If the MENAP region is poised for breakout growth, investors may want to consider how best to position themselves to appeal to local entrepreneurs and get access to the most promising ventures. Each founder and start-up chooses investing partners based on more than just the numbers. In our research, four investor attributes, besides the ability to provide capital, stood out as particularly beneficial for the region:

  • Privileged insight. A local presence gives investors an ear to the ground in a relationship-driven region. Six of the top ten most active global funds already have either an office, a general partner, or a local partner in the area (for example, local family offices as anchor local partners).
  • Local expertise. The most appealing investors can help start-ups by giving them access to local customers, offering them the use of existing licenses (such as commercial or banking), exposing them to other portfolio companies, and helping them more easily navigate the regulatory environment.
  • A global network. The ability to provide expertise, talent, and additional capital from outside the region, as well as support international expansion, can be valuable for local start-ups, especially those with specific staffing and skills requirements or global potential.
  • An exit strategy: Given that IPOs account for only 2 percent of exits, investors that offer a viable exit path (through M&A or strategic sales, for example) could hold strong appeal to start-up founders (see sidebar, “Finding the exits”).

The role of policy makers

As in any emerging market, policy makers could play a key role in developing the MENAP VC ecosystem to compete globally. For example, more mature markets, such as Singapore and the United Kingdom, have roughly five times as many former chief technology officers in the workforce as the UAE, MENAP’s most mature market. National programs to attract and develop top-tier tech talent will likely be critical in growing the ecosystem; so is developing future founders by exposing workers to innovation grant opportunities, training for priority skills needed in start-ups, top-tier university programs, and events to connect the community. (Of course, the private sector also has a role to play in educating the workforce through leadership development programs, internal incubators, and professional training—encouraging them to pursue entrepreneurial feats alongside the company.) Policy makers can also help guide entrepreneurs by articulating core investment themes and identifying and incentivizing the major white spaces where innovation matters.

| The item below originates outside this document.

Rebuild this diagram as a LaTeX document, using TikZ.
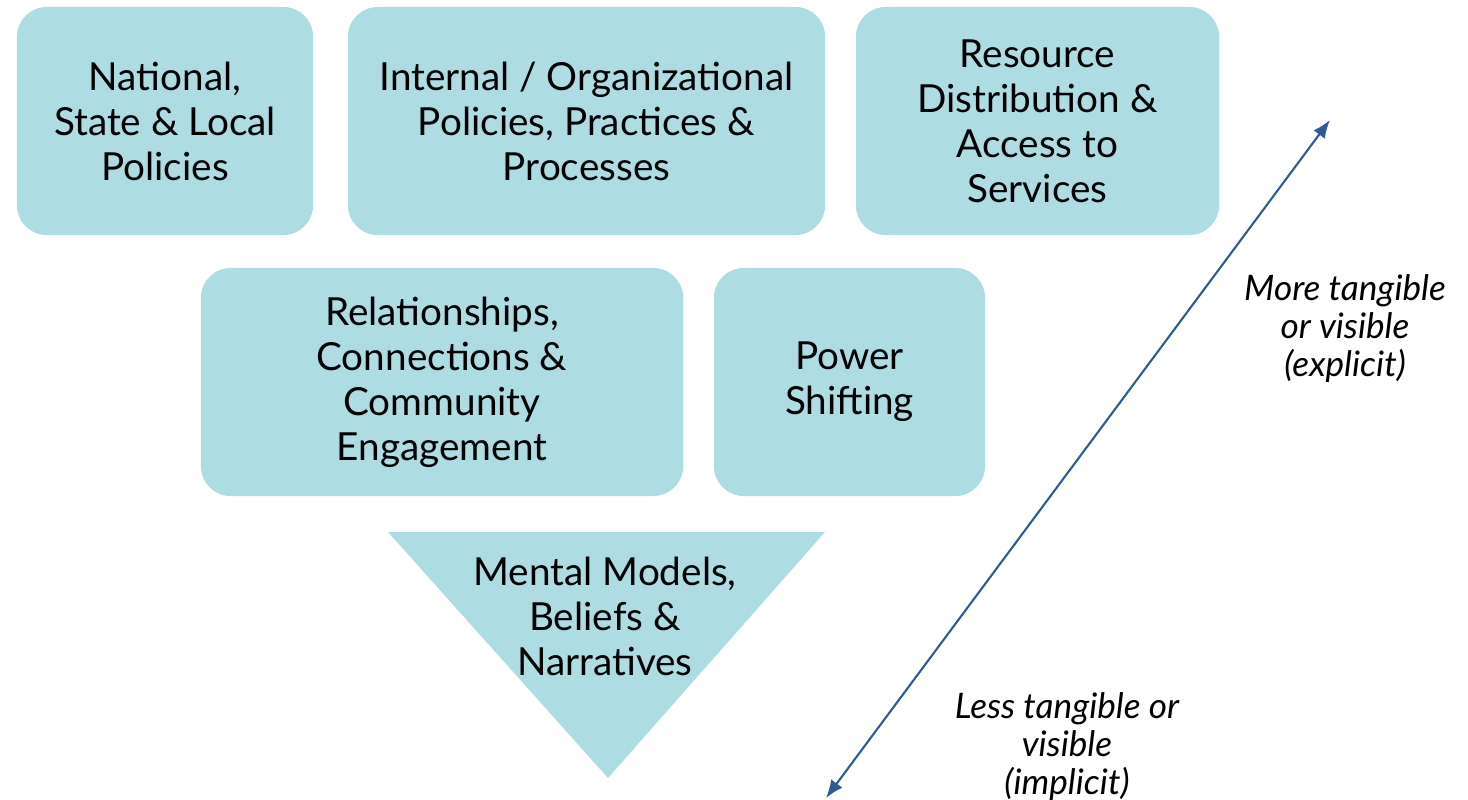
\documentclass[tikz,border=0pt]{standalone}
\usepackage{fontspec}
\setmainfont{Lato}
\usetikzlibrary{arrows.meta}
\definecolor{boxblue}{HTML}{ADDCE3}
\definecolor{arrowblue}{HTML}{2E5C94}
\tikzset{
  level/.style={fill=boxblue, rounded corners=0.3cm, align=center, inner sep=0pt,
    minimum height=2.28cm, font=\fontsize{11}{12.8}\selectfont},
  note/.style={align=center, font=\itshape\fontsize{10}{10.8}\selectfont}
}
\begin{document}
\begin{tikzpicture}[x=0.01cm, y=-0.01cm]
      \useasboundingbox (0,0) rectangle (1468,800);
      \node[level, minimum width=2.96cm] (1) at (165,121) {National,\\State \& Local\\Policies};
      \node[level, minimum width=4.77cm] (2) at (586.5,121) {Internal / Organizational\\Policies, Practices \&\\Processes};
      \node[level, minimum width=3.63cm] (3) at (1037.5,121) {Resource\\Distribution \&\\Access to\\Services};
      \node[level, minimum width=4.82cm] (4) at (442,382) {Relationships,\\Connections \&\\Community\\Engagement};
      \node[level, minimum width=2.71cm] (5) at (849.5,382) {Power\\Shifting};
      \fill[boxblue] (388,532) -- (825,532) -- (608,778) -- cycle;
      \node[align=center, font=\fontsize{11}{12.8}\selectfont] (6) at (605,616) {Mental Models,\\Beliefs \&\\Narratives};
      \coordinate (7) at (826,798);
      \coordinate (8) at (1330,120);
      \draw[arrowblue, line width=0.6pt, {Latex[length=0.18cm,width=0.14cm]}-{Latex[length=0.18cm,width=0.14cm]}] (7) -- (8);
      \node[note] (9) at (1345,329) {More tangible\\or visible\\(explicit)};
      \node[note] (10) at (1067,747) {Less tangible or\\visible\\(implicit)};
    \end{tikzpicture}
\end{document}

For local start-ups to become global disruptors, they would likely benefit from access to the entire region to test and enhance their offering while also driving innovation; such a broad and unified market is significantly more attractive than the individual countries that make up MENAP. Likewise, strong capital markets and greater liquidity are crucial to building these global disruptors. Coordinated regulatory changes could help unlock cross-border opportunities and deepen capital markets.


Despite being home to some of the world’s wealthiest, most active venture capital investors, the MENAP region historically has not been a hot spot for start-ups or a magnet for VC investment. But powerful trends, from growing, tech-savvy populations to more innovation-friendly policies, are shifting this dynamic. The MENAP venture space is growing and looking more promising, yet the next three to five years will be critical in creating a sustainable and robust start-up ecosystem that can reach its full potential.